Counting Primes in a Jupyter Notebook

In a recent CTF, the following question was posed: how many primes are there between 10 million and 11 million? We consider various ways of answering this.

Python has a builtin prime test function. It's located in the sympy package. But there are other functions there that might be useful!

In [11]:
import time
import sympy
count = 0
start = time.process_time()
for i in range(10000001,11000000,2):
    if sympy.isprime(i):
        count += 1
print("number of primes is %d" % count)
print("Execution time: %f" % (time.process_time() - start))
number of primes is 61938
Execution time: 1.250000

This is a brute force approach, but at least we didn't bother to test the even numbers for primeality.

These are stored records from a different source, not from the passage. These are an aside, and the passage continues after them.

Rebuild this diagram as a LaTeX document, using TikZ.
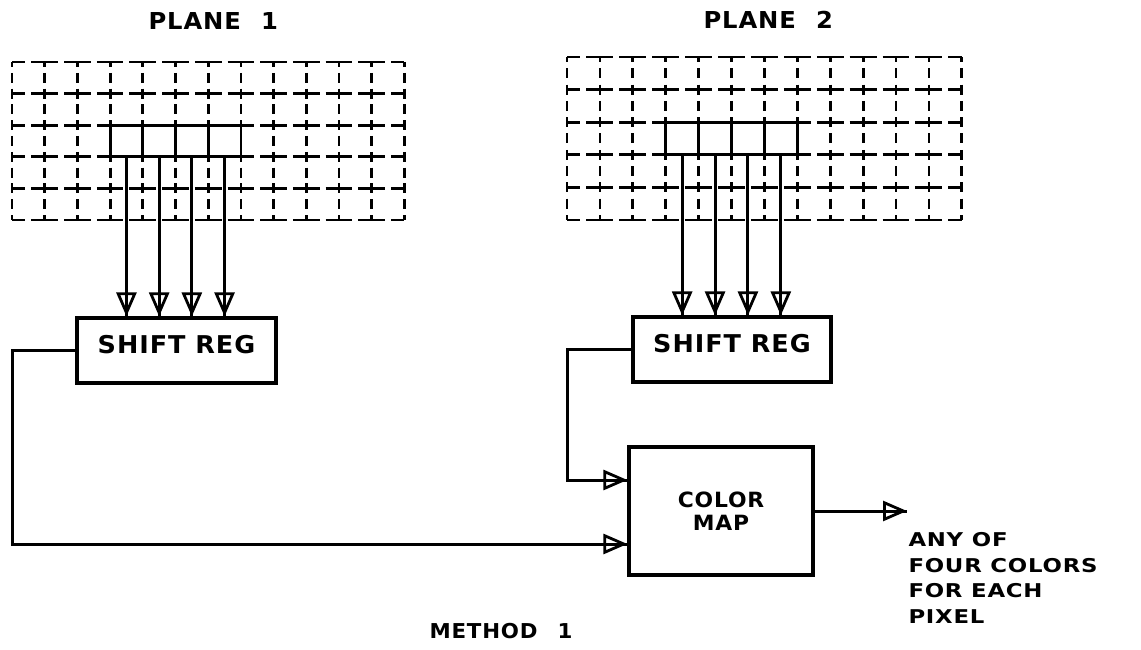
\documentclass[tikz,border=0pt]{standalone}
\usepackage{fontspec}
\newfontfamily\plotfont[FakeStretch=1.04,LetterSpace=4]{DejaVu Sans}
\newfontfamily\plotwide[FakeStretch=1.2,LetterSpace=4]{DejaVu Sans}
\usetikzlibrary{arrows.meta}
\begin{document}
\begin{tikzpicture}[x=1pt,y=-1pt,
  line width=3pt,
  box/.style={draw, rectangle, inner sep=0pt, line width=3.2pt},
  lbl/.style={inner sep=0pt, anchor=base west},
  arr/.style={-{Triangle[open,length=24pt,width=20pt,line width=2.8pt]}, postaction={draw,arrows=-}},
  hdash/.style={dash pattern=on #1pt off 6pt},
  vdash/.style={dash pattern=on 10pt off #1pt, dash phase=5pt},
  grid/.style={line width=2.8pt},
]
\useasboundingbox (0,0) rectangle (1141,650);

% ---------- left plane grid ----------
\foreach \j in {0,...,5}
  \draw[grid, hdash=26.7, dash phase=13.35pt] (12,{62+31.6*\j}) -- (404.4,{62+31.6*\j});
\foreach \i in {0,...,12}
  \draw[grid, vdash=5.8] ({12+32.7*\i},62) -- ({12+32.7*\i},220);
\draw[grid] (110.1,125.2) rectangle (240.9,156.8);
\foreach \i in {4,5,6}
  \draw[grid] ({12+32.7*\i},125.2) -- ({12+32.7*\i},156.8);

% ---------- right plane grid ----------
\foreach \j in {0,...,5}
  \draw[grid, hdash=26.9, dash phase=13.45pt] (567,{57+32.6*\j}) -- (961.8,{57+32.6*\j});
\foreach \i in {0,...,12}
  \draw[grid, vdash=6.3] ({567+32.9*\i},57) -- ({567+32.9*\i},220);
\draw[grid] (665.7,122.2) rectangle (797.3,154.8);
\foreach \i in {4,5,6}
  \draw[grid] ({567+32.9*\i},122.2) -- ({567+32.9*\i},154.8);

% ---------- labels ----------
\node[lbl, font=\plotfont\bfseries\fontsize{23.3}{26}\selectfont] (p1) at (147,30) {PLANE\hspace{20pt}1};
\node[lbl, font=\plotfont\bfseries\fontsize{23.3}{26}\selectfont] (p2) at (702,29) {PLANE\hspace{20pt}2};
\node[lbl, font=\plotfont\bfseries\fontsize{20.5}{24}\selectfont] (m1) at (428,638) {METHOD\hspace{20pt}1};

% ---------- blocks ----------
\node[box, minimum width=199pt, minimum height=65pt,
      font=\plotfont\bfseries\fontsize{24.5}{28}\selectfont, text height=18pt, text depth=13pt]
      (sr1) at (176.5,350.5) {SHIFT REG};
\node[box, minimum width=198pt, minimum height=65pt,
      font=\plotfont\bfseries\fontsize{24.5}{28}\selectfont, text height=18pt, text depth=13pt]
      (sr2) at (732,349.5) {SHIFT REG};
\node[box, minimum width=184pt, minimum height=128pt, align=center,
      font=\plotfont\bfseries\fontsize{21}{22.5}\selectfont]
      (cm) at (721,511) {COLOR\\MAP};

% ---------- plane-to-register arrows ----------
\foreach \k in {0,...,3} {
  \coordinate (la\k) at ({12+32.7*(3.5+\k)},156.8);
  \draw[arr] (la\k) -- (la\k |- sr1.north);
  \coordinate (ra\k) at ({567+32.9*(3.5+\k)},154.8);
  \draw[arr] (ra\k) -- (ra\k |- sr2.north);
}

% ---------- register-to-map wires ----------
\coordinate (c1) at (12,544);
\draw[arr] (sr1.west) -| (c1) -- (c1 -| cm.west);
\coordinate (c2) at (567,480);
\draw[arr] (sr2.west) -| (c2) -- (c2 -| cm.west);

% ---------- output ----------
\coordinate (out) at (907,511);
\draw[arr] (cm.east) -- (out);
\node[inner sep=0pt, anchor=north west, align=left,
      font=\plotwide\bfseries\fontsize{19}{25.5}\selectfont] (txt) at (907,531)
      {ANY OF\\FOUR COLORS\\FOR EACH\\PIXEL};
\end{tikzpicture}
\end{document}
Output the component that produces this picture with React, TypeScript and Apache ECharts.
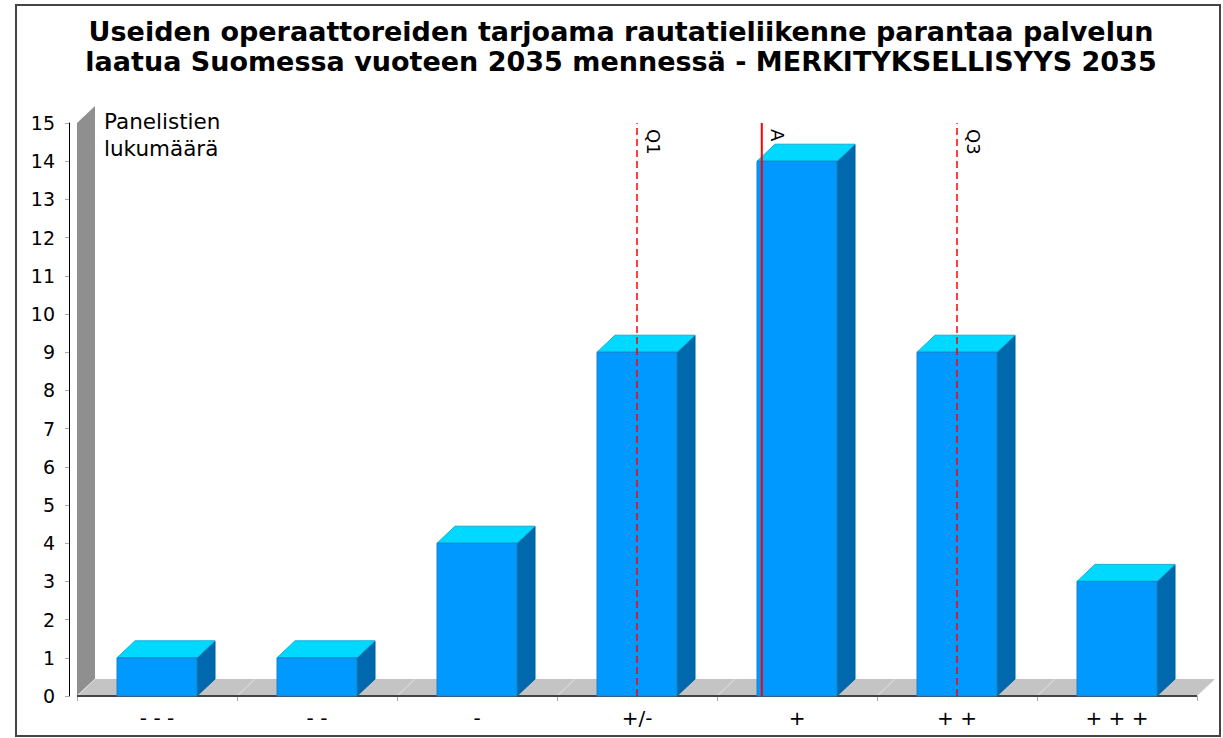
import React, { useEffect, useRef } from 'react';
import * as echarts from 'echarts';

const titleLines = [
  'Useiden operaattoreiden tarjoama rautatieliikenne parantaa palvelun',
  'laatua Suomessa vuoteen 2035 mennessä - MERKITYKSELLISYYS 2035',
];
const axisNoteLines = ['Panelistien', 'lukumäärä'];
const categories = ['- - -', '- -', '-', '+/-', '+', '+ +', '+ + +'];
const counts = [1, 1, 4, 9, 14, 9, 3];
const markerNames = ['Q1', 'A', 'Q3'];
const markerPositions = [3, 3.78, 5];
const markerDashed = [true, false, true];
const yMin = 0;
const yMax = 15;
const yStep = 1;

const FONT = '"DejaVu Sans", sans-serif';
const DX = 18;
const DY = 17;

export default function App() {
  const ref = useRef<HTMLDivElement>(null);

  useEffect(() => {
    if (!ref.current) return;
    const chart = echarts.init(ref.current, null, { renderer: 'svg' });

    const floorSeries = {
      type: 'custom',
      xAxisIndex: 0,
      yAxisIndex: 0,
      z: 1,
      silent: true,
      data: [[0, 0]],
      renderItem: (params: any, api: any) => {
        const cs = params.coordSys;
        const x0 = cs.x;
        const x1 = cs.x + cs.width;
        const yb = api.coord([0, yMin])[1];
        const yt = api.coord([0, yMax])[1];
        const band = cs.width / categories.length;
        const children: any[] = [];
        children.push({
          type: 'polygon',
          shape: { points: [[x0, yb], [x0 + DX, yb - DY], [x0 + DX, yt - DY], [x0, yt]] },
          style: { fill: '#8f8f8f' },
        });
        children.push({
          type: 'polygon',
          shape: { points: [[x0, yb], [x1, yb], [x1 + DX, yb - DY], [x0 + DX, yb - DY]] },
          style: { fill: '#c4c4c4' },
        });
        for (let i = 0; i <= categories.length; i++) {
          const bx = x0 + i * band;
          children.push({
            type: 'line',
            shape: { x1: bx, y1: yb, x2: bx + DX, y2: yb - DY },
            style: { stroke: '#e4e4e4', lineWidth: 1 },
          });
        }
        children.push({
          type: 'line',
          shape: { x1: x0, y1: yb, x2: x1, y2: yb },
          style: { stroke: '#444444', lineWidth: 2 },
        });
        return { type: 'group', children };
      },
    };

    const barSeries = {
      type: 'custom',
      xAxisIndex: 0,
      yAxisIndex: 0,
      z: 2,
      data: counts.map((v, i) => [i, v]),
      renderItem: (params: any, api: any) => {
        const idx = api.value(0);
        const val = api.value(1);
        const top = api.coord([idx, val]);
        const cx = top[0];
        const yTop = top[1];
        const y0 = api.coord([idx, yMin])[1];
        const bw = api.size([1, 0])[0] * 0.5;
        const l = cx - bw / 2;
        const r = cx + bw / 2;
        return {
          type: 'group',
          children: [
            {
              type: 'polygon',
              shape: { points: [[r, y0], [r, yTop], [r + DX, yTop - DY], [r + DX, y0 - DY]] },
              style: { fill: '#0068ad', stroke: '#005c99', lineWidth: 1 },
            },
            {
              type: 'polygon',
              shape: { points: [[l, yTop], [l + DX, yTop - DY], [r + DX, yTop - DY], [r, yTop]] },
              style: { fill: '#00d9ff', stroke: '#14afd2', lineWidth: 1 },
            },
            {
              type: 'rect',
              shape: { x: l, y: yTop, width: bw, height: y0 - yTop },
              style: { fill: '#0099ff', stroke: '#1a80c8', lineWidth: 1 },
            },
          ],
        };
      },
    };

    const markerSeries = {
      type: 'custom',
      xAxisIndex: 1,
      yAxisIndex: 0,
      z: 3,
      silent: true,
      data: markerPositions.map((p) => [p, 0]),
      renderItem: (params: any, api: any) => {
        const i = params.dataIndex;
        const pos = api.value(0);
        const b = api.coord([pos, yMin]);
        const t = api.coord([pos, yMax]);
        return {
          type: 'group',
          children: [
            {
              type: 'line',
              shape: { x1: b[0], y1: b[1], x2: t[0], y2: t[1] },
              style: {
                stroke: '#ff0000',
                lineWidth: markerDashed[i] ? 1.5 : 2,
                lineDash: markerDashed[i] ? [7, 4] : null,
              },
            },
            {
              type: 'text',
              x: t[0] + 7,
              y: t[1] + 6,
              rotation: -Math.PI / 2,
              style: {
                text: markerNames[i],
                font: '18px ' + FONT,
                fill: '#000',
                align: 'left',
                verticalAlign: 'bottom',
              },
            },
          ],
        };
      },
    };

    const option: any = {
      animation: false,
      backgroundColor: '#ffffff',
      grid: { left: 77, right: 26, top: 123, bottom: 42 },
      xAxis: [
        {
          type: 'category',
          data: categories,
          boundaryGap: true,
          axisLine: { show: false },
          axisTick: { show: true, length: 5, lineStyle: { color: '#aaaaaa' } },
          axisLabel: { color: '#000', fontSize: 20, fontFamily: FONT, margin: 12 },
          splitLine: { show: false },
        },
        { type: 'value', min: -0.5, max: 6.5, show: false },
      ],
      yAxis: {
        type: 'value',
        min: yMin,
        max: yMax,
        interval: yStep,
        offset: 8,
        axisLine: { show: true, onZero: false, lineStyle: { color: '#000', width: 1 } },
        axisTick: { show: true, length: 4, lineStyle: { color: '#aaaaaa' } },
        axisLabel: { color: '#000', fontSize: 19, fontFamily: FONT, margin: 14 },
        splitLine: { show: false },
      },
      graphic: [
        {
          type: 'rect',
          shape: { x: 16, y: 5, width: 1204, height: 731 },
          style: { fill: 'none', stroke: '#444', lineWidth: 2 },
          silent: true,
        },
        ...titleLines.map((t, i) => ({
          type: 'text',
          x: 621,
          y: 31 + i * 30,
          style: {
            text: t,
            font: 'bold 27px ' + FONT,
            fill: '#000',
            align: 'center',
            verticalAlign: 'middle',
          },
        })),
        ...axisNoteLines.map((t, i) => ({
          type: 'text',
          x: 104,
          y: 121 + i * 27,
          style: {
            text: t,
            font: '21.5px ' + FONT,
            fill: '#000',
            align: 'left',
            verticalAlign: 'middle',
          },
        })),
      ],
      series: [floorSeries, barSeries, markerSeries],
    };

    chart.setOption(option);
    return () => chart.dispose();
  }, []);

  return (
    <div
      ref={ref}
      style={{ position: 'absolute', left: 0, top: 0, width: 1223, height: 738, background: '#fff' }}
    />
  );
}
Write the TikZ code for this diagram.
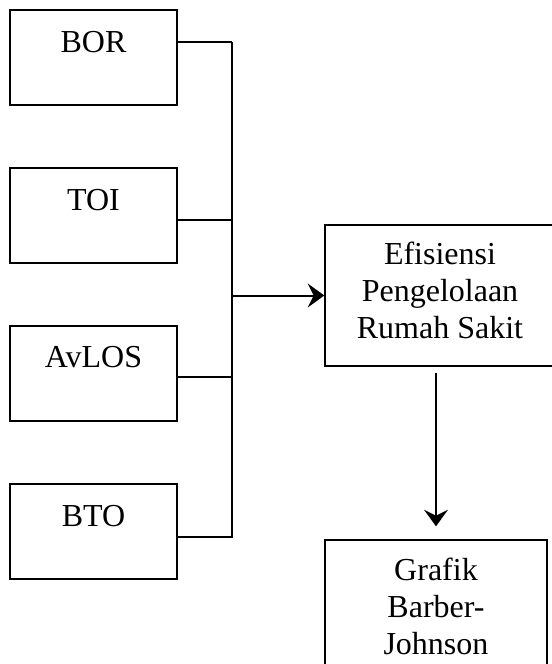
\documentclass[tikz,border=0pt]{standalone}
\usepackage{fontspec}
\setmainfont{Liberation Serif}
\usetikzlibrary{arrows.meta,calc}

\begin{document}
\begin{tikzpicture}[x=0.75pt,y=0.75pt,yscale=-1,xscale=1,
  box/.style={draw,line width=1pt,inner sep=0pt,minimum width=125.25pt,minimum height=71.25pt},
  link/.style={line width=1pt},
  arr/.style={line width=1.5pt,-{Stealth[length=12.5pt,width=18pt,inset=4.5pt]}},
  txt/.style={font=\fontsize{24}{27.75}\selectfont,align=center,anchor=base,inner sep=0pt}]
\useasboundingbox (0,0) rectangle (551,664);

%Shape: Rectangle [id:bor] 
\node [box] (bor) at (93.5,57.5) {};
%Shape: Rectangle [id:toi] 
\node [box] (toi) at (93.5,215.5) {};
%Shape: Rectangle [id:avlos] 
\node [box] (avlos) at (93.5,373.5) {};
%Shape: Rectangle [id:bto] 
\node [box] (bto) at (93.5,531.5) {};
%Shape: Rectangle [id:eff] 
\node [box,minimum width=172.5pt,minimum height=105.75pt] (eff) at (440,295.5) {};
%Shape: Rectangle [id:grafik] 
\node [box,minimum width=166.5pt,minimum height=127.5pt] (grafik) at (436,625) {};

%Straight Lines [id:bus] 
\coordinate (bustop) at (232,42);
\draw [link] ($(bor.east)+(0,-15.5)$) -- (bustop);
\draw [link] ($(toi.east)+(0,4.5)$) -| (bustop);
\draw [link] ($(avlos.east)+(0,3.5)$) -| (bustop);
\draw [link] ($(bto.east)+(0,5.5)$) -| (bustop);
%Straight Lines [id:in] 
\draw [arr] (bustop |- eff.west) -- (eff.west);
%Straight Lines [id:out] 
\draw [arr,shorten <=4.5pt,shorten >=9.75pt] (eff.south -| grafik.north) -- (grafik.north);

% Text Node
\node [txt] (bortxt) at (93.5,52) {BOR};
% Text Node
\node [txt] (toitxt) at (93.5,210) {TOI};
% Text Node
\node [txt] (avlostxt) at (93.5,367) {AvLOS};
% Text Node
\node [txt] (btotxt) at (93.5,526) {BTO};
% Text Node
\node [txt] (efftxt) at (440,338) {Efisiensi\\Pengelolaan\\Rumah Sakit};
% Text Node
\node [txt] (grafiktxt) at (436,654) {Grafik\\Barber-\\Johnson};

\end{tikzpicture}
\end{document}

The runtime isn't too bad. Can we do it faster?

In [20]:
import time
import sympy
count = 0
start = time.process_time()
x = [i for i in sympy.primerange(10000001,11000000)]
print("number of primes is %d" % len(x))
print("Execution time: %f" % (time.process_time() - start))
number of primes is 61938
Execution time: 1.031250

Improvement, but small. Any other useful functions?

In [16]:
import time
import sympy
start = time.process_time()
count = sympy.primepi(11000000)-sympy.primepi(10000000)
print("number of primes is %d" % count)
print("Execution time: %f" % (time.process_time() - start))
number of primes is 61938
Execution time: 0.046875

Probably the best we can do in Python. How well does this scale? Try billions instead of millions...

In [21]:
import time
import sympy
start = time.process_time()
count = sympy.primepi(11000000000)-sympy.primepi(10000000000)
print("number of primes is %d" % count)
print("Execution time: %f" % (time.process_time() - start))
number of primes is 43336106
Execution time: 6.781250

Not bad! Moral of the story? There are several:

  1. Brute force is sometimes good enough.
  2. Avoid for loops in Python if you can.
  3. Use builtin functions when you can.
  4. Use Wolfram Alpha when you can.
In [ ]: